Letters: Neither party has health care solution
I would like to respond to Congressman Bill Cassidy’s letter to the editor dated Sept. 11, endorsing the Romney/Ryan Medicare plan.
A meaningful analysis of the health care debate must start with this fundamental inquiry: Are all Americans entitled to access to quality affordable health care?
If the answer is yes, then the discussion necessarily shifts to determining how do we make it affordable.
Despite each of the major parties’ attempts to differentiate themselves, the health care plans offered up by Obama and Romney/Ryan have the shared feature that both will eventually bankrupt America due to their failure to meaningfully address the ever-escalating costs associated with health care.
The fact is that health care costs have increased faster than the economy as a whole for 31 of the past 40 years.

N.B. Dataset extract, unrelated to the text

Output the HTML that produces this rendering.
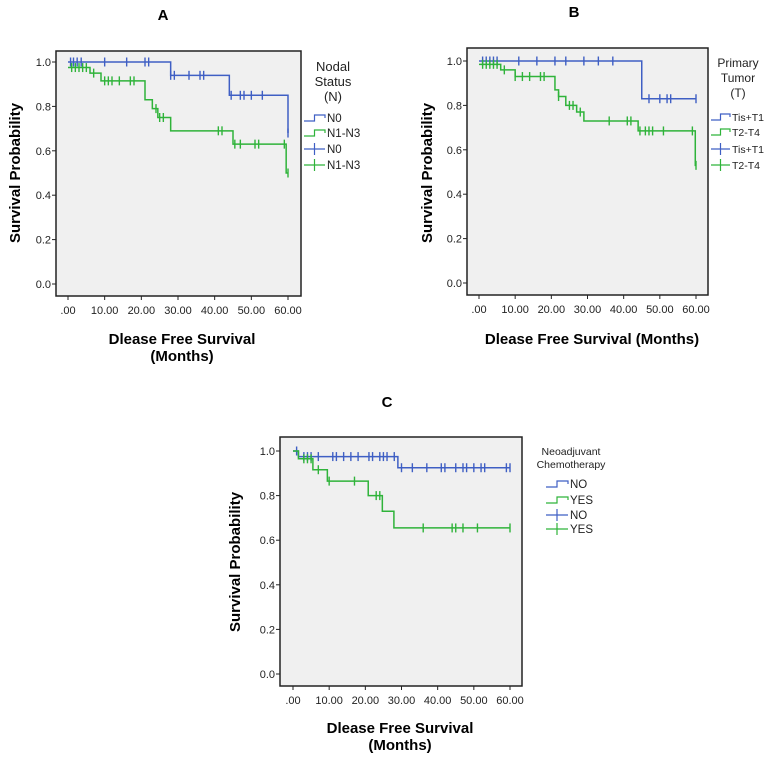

A recent report by the Institute of Medicine found that 30 cents of every health care dollar is wasted in the form of unnecessary services, inefficient delivery of care, excessive administrative costs, inflated prices, prevention failures, and fraud.
The result: $750 billion wasted health care dollars each year.
This number is staggering when you consider that the amount of waste in the heath care industry is greater than the total Department of Defense annual budget!
This annual waste in the health care industry is greater than the 10 years of savings promised under the Obama or Romney/Ryan plans.
Clearly, these escalating costs will not be reversed without clear-eyed serious reform.
To solve these problems is going to require a move away from fee-for-services reimbursement schemes, greater patient involvement in health care decisions, increased transparency in costs and outcomes and more cooperation between the health care providers by the enhanced use of modern technologies.
For more information, I invite the readers to visit the National Academies’ website (national-academies.org). I ask everyone to avoid getting caught up in the idea that the solution lies in either of the current proposals offered by the Republicans or Democrats.
It is going to require a paradigm shift in the way the health care industry conducts its business.